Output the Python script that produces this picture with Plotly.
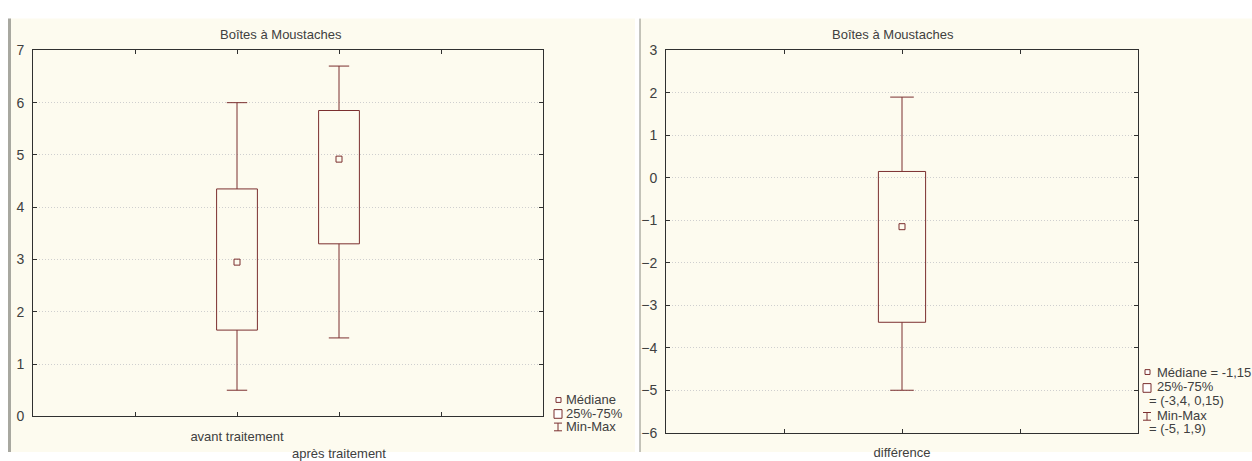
import plotly.graph_objects as go

# ---- data -------------------------------------------------------------
groups_left = ["avant traitement", "après traitement"]
min_left = [0.5, 1.5]
q1_left = [1.65, 3.3]
median_left = [2.95, 4.92]
q3_left = [4.35, 5.85]
max_left = [6.0, 6.7]

groups_right = ["différence"]
min_right = [-5.0]
q1_right = [-3.4]
median_right = [-1.15]
q3_right = [0.15]
max_right = [1.9]

title_text = "Boîtes à Moustaches"

# ---- style ------------------------------------------------------------
W, H = 1252, 461
BOX = "#7b2f2f"
PANEL = "#fdfbef"
TEXT = "#404040"
FONT = "Liberation Sans, Arial, sans-serif"
HALF_BOX = 0.2
HALF_CAP = 0.1


def px(x):
    return x / W


def py(y):
    return 1 - y / H


fig = go.Figure()


def add_boxes(positions, mins, q1s, meds, q3s, maxs, xa, ya):
    for p, lo, a, m, b, hi in zip(positions, mins, q1s, meds, q3s, maxs):
        fig.add_trace(go.Scatter(
            x=[p - HALF_BOX, p + HALF_BOX, p + HALF_BOX, p - HALF_BOX, p - HALF_BOX],
            y=[a, a, b, b, a], mode="lines", xaxis=xa, yaxis=ya,
            line=dict(color=BOX, width=1), showlegend=False, hoverinfo="skip"))
        fig.add_trace(go.Scatter(
            x=[p, p, None, p - HALF_CAP, p + HALF_CAP, None,
               p, p, None, p - HALF_CAP, p + HALF_CAP],
            y=[b, hi, None, hi, hi, None, a, lo, None, lo, lo],
            mode="lines", xaxis=xa, yaxis=ya,
            line=dict(color=BOX, width=1), showlegend=False, hoverinfo="skip"))
        fig.add_trace(go.Scatter(
            x=[p], y=[m], mode="markers", xaxis=xa, yaxis=ya,
            marker=dict(symbol="square-open", size=6, color=BOX, line=dict(width=1)),
            showlegend=False))


pos_left = [2 + i for i in range(len(groups_left))]
pos_right = [2 + i for i in range(len(groups_right))]
add_boxes(pos_left, min_left, q1_left, median_left, q3_left, max_left, "x", "y")
add_boxes(pos_right, min_right, q1_right, median_right, q3_right, max_right, "x2", "y2")

axis_common = dict(
    showline=True, linecolor="#303030", linewidth=1, mirror="ticks",
    ticks="inside", ticklen=4, tickcolor="#303030", zeroline=False,
)
xfont = dict(family=FONT, size=13, color=TEXT)
yfont = dict(family=FONT, size=14, color=TEXT)
GRID = dict(showgrid=True, gridcolor="#cfcfcf", griddash="1px,2px", gridwidth=1)

left_ticktext = []
for i, g in enumerate(groups_left):
    left_ticktext.append(g if i % 2 == 0 else "<br>" + g)

fig.update_layout(
    width=W, height=H, margin=dict(l=0, r=0, t=0, b=0),
    paper_bgcolor="white", plot_bgcolor="white", showlegend=False,
    xaxis=dict(domain=[px(33), px(543)], range=[0, 5],
               tickvals=[1] + pos_left + [4], ticktext=[""] + left_ticktext + [""],
               showgrid=False, anchor="y", tickfont=xfont, ticklabelstandoff=8,
               **axis_common),
    yaxis=dict(domain=[py(424), py(44)], range=[0, 7], dtick=1,
               ticklabelstandoff=5, anchor="x", tickfont=yfont,
               **GRID, **axis_common),
    xaxis2=dict(domain=[px(666), px(1138)], range=[0, 4],
                tickvals=[1] + pos_right + [3], ticktext=[""] + groups_right + [""],
                showgrid=False, anchor="y2", tickfont=xfont, ticklabelstandoff=8,
                **axis_common),
    yaxis2=dict(domain=[py(441), py(44)], range=[-6, 3], dtick=1,
                ticklabelstandoff=5, anchor="x2", tickfont=yfont,
                **GRID, **axis_common),
)

shapes = [
    # panel backgrounds
    dict(type="rect", xref="paper", yref="paper", x0=px(10), x1=px(635),
         y0=0, y1=py(11), fillcolor=PANEL, line=dict(width=0), layer="below"),
    dict(type="rect", xref="paper", yref="paper", x0=px(640), x1=1,
         y0=0, y1=py(11), fillcolor=PANEL, line=dict(width=0), layer="below"),
    # panel edges
    dict(type="rect", xref="paper", yref="paper", x0=px(8), x1=px(11),
         y0=0, y1=py(11), fillcolor="#a8a8a0", line=dict(width=0), layer="below"),
    dict(type="line", xref="paper", yref="paper", x0=px(640), x1=px(640),
         y0=0, y1=py(11), line=dict(color="#8a8a80", width=1), layer="below"),
]


def legend_marks(x0, y_med, y_box, y_mm):
    out = []
    # median square
    out.append(dict(type="rect", xref="paper", yref="paper",
                    x0=px(x0 + 2), x1=px(x0 + 7), y0=py(y_med + 2.5), y1=py(y_med - 2.5),
                    line=dict(color=BOX, width=1), fillcolor="white"))
    # quartile box
    out.append(dict(type="rect", xref="paper", yref="paper",
                    x0=px(x0), x1=px(x0 + 8), y0=py(y_box + 5), y1=py(y_box - 4),
                    line=dict(color=BOX, width=1), fillcolor="white"))
    # min-max whisker
    out.append(dict(type="line", xref="paper", yref="paper",
                    x0=px(x0 + 4), x1=px(x0 + 4), y0=py(y_mm + 4), y1=py(y_mm - 4),
                    line=dict(color=BOX, width=1)))
    for yy in (y_mm - 4, y_mm + 4):
        out.append(dict(type="line", xref="paper", yref="paper",
                        x0=px(x0), x1=px(x0 + 8), y0=py(yy), y1=py(yy),
                        line=dict(color=BOX, width=1)))
    return out


shapes += legend_marks(554, 407, 421, 435)
shapes += legend_marks(1143, 378, 394, 424)
fig.update_layout(shapes=shapes)

annotations = [
    dict(text=title_text, x=px(281), y=py(28), size=13),
    dict(text=title_text, x=px(893), y=py(28), size=13),
]
legend_left = [("Médiane", 407), ("25%-75%", 421), ("Min-Max", 435)]
legend_right = [
    ("Médiane = " + f"{median_right[0]:.2f}".replace(".", ","), 378),
    ("25%-75%", 393),
    ("= (" + f"{q1_right[0]:g}".replace(".", ",") + ", "
     + f"{q3_right[0]:g}".replace(".", ",") + ")", 408),
    ("Min-Max", 423),
    ("= (" + f"{min_right[0]:g}".replace(".", ",") + ", "
     + f"{max_right[0]:g}".replace(".", ",") + ")", 437),
]
for t, yy in legend_left:
    annotations.append(dict(text=t, x=px(564), y=py(yy), xanchor="left", size=13))
for i, (t, yy) in enumerate(legend_right):
    annotations.append(dict(text=t, x=px(1155 if i in (0, 1, 3) else 1147),
                            y=py(yy), xanchor="left", size=13))

for a in annotations:
    a.setdefault("xanchor", "center")
    size = a.pop("size")
    a.update(xref="paper", yref="paper", yanchor="middle", showarrow=False,
             font=dict(family=FONT, size=size, color=TEXT))
fig.update_layout(annotations=annotations)

fig.write_html("out.html")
* * * *
DIRECTION: Each line from the top of the material through the line containing "fig = go.Figure()" should be reproduced exactly; please drop any images.

SOLVED PROBLEM:
Output the Python script that produces this picture with Plotly.
import plotly.graph_objects as go

# ---- data -------------------------------------------------------------
groups_left = ["avant traitement", "après traitement"]
min_left = [0.5, 1.5]
q1_left = [1.65, 3.3]
median_left = [2.95, 4.92]
q3_left = [4.35, 5.85]
max_left = [6.0, 6.7]

groups_right = ["différence"]
min_right = [-5.0]
q1_right = [-3.4]
median_right = [-1.15]
q3_right = [0.15]
max_right = [1.9]

title_text = "Boîtes à Moustaches"

# ---- style ------------------------------------------------------------
W, H = 1252, 461
BOX = "#7b2f2f"
PANEL = "#fdfbef"
TEXT = "#404040"
FONT = "Liberation Sans, Arial, sans-serif"
HALF_BOX = 0.2
HALF_CAP = 0.1


def px(x):
    return x / W


def py(y):
    return 1 - y / H


fig = go.Figure()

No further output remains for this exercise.